L’ambition de Blade Runner 2049 outrepasse dès lors tous les défauts (minimes) que l’on saurait lui trouver. Démesuré, tétanisant, poétique, là sont les mots adaptés à un film dont l’envergure n’a d’équivalence que dans les passions qu’il a déchaîné, mais qui, pour peu qu’on y adhère, sera un voyage cinématographique absolument inoubliable.
Quand la quête du profit souille l’héritage
Blade Runner 2049 sonnait à son annonce comme la fausse bonne idée, malgré la présence de l’adulé Denis Villeneuve ; force est de constater qu’il vaut mieux prévenir que guérir.
Basé sur un scénario malade, qui semble être un débarras où l’on a voulu entasser le plus d’idées possibles en oubliant de les éclaircir
Basé sur un scénario malade, qui semble être un débarras où l’on a voulu entasser le plus d’idées possibles en oubliant de les éclaircir, le film semble vouloir constamment détruire les constructions idéologiques de son auguste aîné ; l’oppression d’un monde surpeuplé laisse désormais place à un désert humain ; là où l’on voyait un monde chaotique et sale, la suite offre un univers désormais esthétisé, tel une collection de Philip Stark qui laisse à Roger Deakins le soin d’exprimer son talent, seul rempart contre l’ennui ; là où l’on élevait les humains face aux réplicants par leur yeux, on trouve dans cette suite des humains aveuglés, au propre comme au figuré, par leur égoïsme face aux machines. Si cela peut évoquer une volonté de rupture, le fan service latent, avec en premier lieu un Rick Deckard aussi vide de sens et d’utilité scénaristique que vide d’émotions sous les traits de Harrison Ford, laisse entrevoir une idée de prolongation démarquée, une perspective scénaristique schizophrène entre respect et progrès qui finalement ne réussit sur aucun tableau.
D’un scénario en lambeaux, Denis Villeneuve nous sert une mise en scène qui brille surtout par les compositions picturales somptueuses de Deakins. Mais on sent que, comme son support de base, Villeneuve ne sait jamais sur quel pied danser, entre moments intimistes et batailles grandioses (souvent ratées, d’ailleurs), et, plombé notamment par le bruit d’Hans Zimmer, n’arrive jamais à donner de l’âme à un film qui en aurait bien eu besoin.
L’acteur de La La Land, qui aurait pu offrir quelque chose de fort, préfère continuer la voie de Drive en tant que monolithe blasé
Dans ce qui semble justement ressembler à un immense chaos, Ryan Gosling semble devoir porter le film sur ses épaules, tant la carrière de Jared Leto semble prendre une tournure désastreuse, dans la lignée d’une bonne partie du casting.

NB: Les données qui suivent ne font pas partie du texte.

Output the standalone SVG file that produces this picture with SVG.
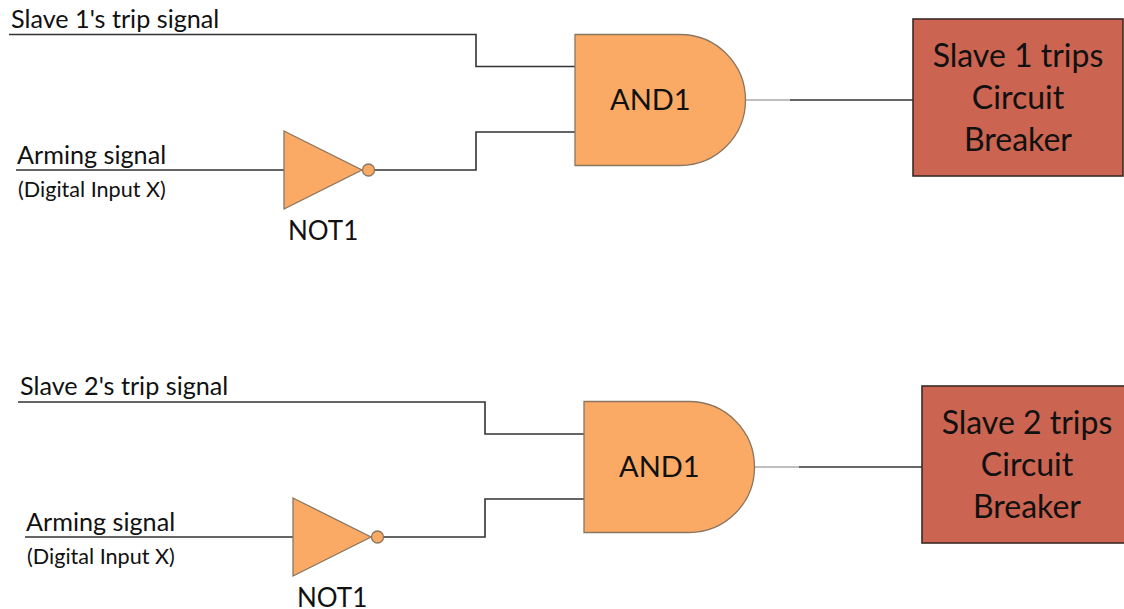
<svg xmlns="http://www.w3.org/2000/svg" width="1124" height="609" viewBox="0 0 1124 609">
<defs>
<style>
text{font-family:"Lato","Open Sans",sans-serif;fill:#111}
.w{fill:none;stroke:#333;stroke-width:1.6}
.o{fill:none;stroke:#aaa;stroke-width:1.6}
.g{fill:#fbaa66;stroke:#8a7660;stroke-width:1.3}
.b{fill:#cb6450;stroke:#3a2a26;stroke-width:1.6}
.s{font-size:25.2px}.x{font-size:21.600px}.n{font-size:26px}.a{font-size:29px}.t{font-size:32px;text-anchor:middle}
</style>
</defs>
<rect width="1124" height="609" fill="#fff"/>
<g id="connectors">
<path class="w" d="M9 34.500H476V66.500H575"/>
<path class="w" d="M16 170H284M374 170H476V132H575"/>
<path class="o" d="M745 100H790"/><path class="w" d="M790 100H913"/>
<path class="w" d="M18 402H485V434H584"/>
<path class="w" d="M25 537H293M383 537H485V499H584"/>
<path class="o" d="M754 467H799"/><path class="w" d="M799 467H922"/>
</g>
<g id="label-trip-1"><text class="s" x="11" y="28">Slave 1's trip signal</text></g>
<g id="label-arming-1"><text class="s" x="17" y="164">Arming signal</text><text class="x" x="18" y="197">(Digital Input X)</text></g>
<g id="not-1"><path class="g" d="M284 131L362 170L284 209Z"/><circle class="g" cx="368.500" cy="170" r="6"/><text class="n" x="288" y="240">NOT1</text></g>
<g id="and-1"><path class="g" d="M575 34.500H680A65.500 65.500 0 0 1 680 165.500H575Z"/><text class="a" x="610" y="110">AND1</text></g>
<g id="box-1"><rect class="b" x="913" y="19" width="210" height="157"/><text class="t" x="1018" y="67">Slave 1 trips</text><text class="t" x="1018" y="109">Circuit</text><text class="t" x="1018" y="151">Breaker</text></g>
<g id="label-trip-2"><text class="s" x="20" y="395">Slave 2's trip signal</text></g>
<g id="label-arming-2"><text class="s" x="26" y="531">Arming signal</text><text class="x" x="27" y="564">(Digital Input X)</text></g>
<g id="not-2"><path class="g" d="M293 498L371 537L293 576Z"/><circle class="g" cx="377.500" cy="537" r="6"/><text class="n" x="297" y="607">NOT1</text></g>
<g id="and-2"><path class="g" d="M584 401.500H689A65.500 65.500 0 0 1 689 532.500H584Z"/><text class="a" x="619" y="477">AND1</text></g>
<g id="box-2"><rect class="b" x="922" y="386" width="210" height="157"/><text class="t" x="1027" y="434">Slave 2 trips</text><text class="t" x="1027" y="476">Circuit</text><text class="t" x="1027" y="518">Breaker</text></g>
</svg>
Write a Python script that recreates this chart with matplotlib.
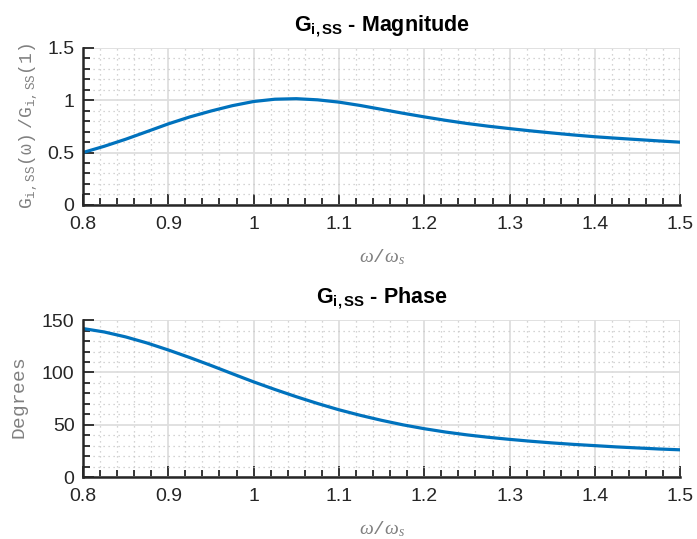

L’acteur de La La Land, qui aurait pu offrir quelque chose de fort, préfère continuer la voie de Drive en tant que monolithe blasé, nous laissant penser que la meilleure performance est peut-être celle du plus non-acteur de tous, Dave Bautista.
Dans cette quête effrénée de suites, Hollywood se prend méchamment les pieds dans le tapis, malgré les gages de qualité initialement avancés. Cela pourrait être la morale du film : aussi noble soit la quête du profit, respecter un héritage est bien souvent la garantie du réel succès.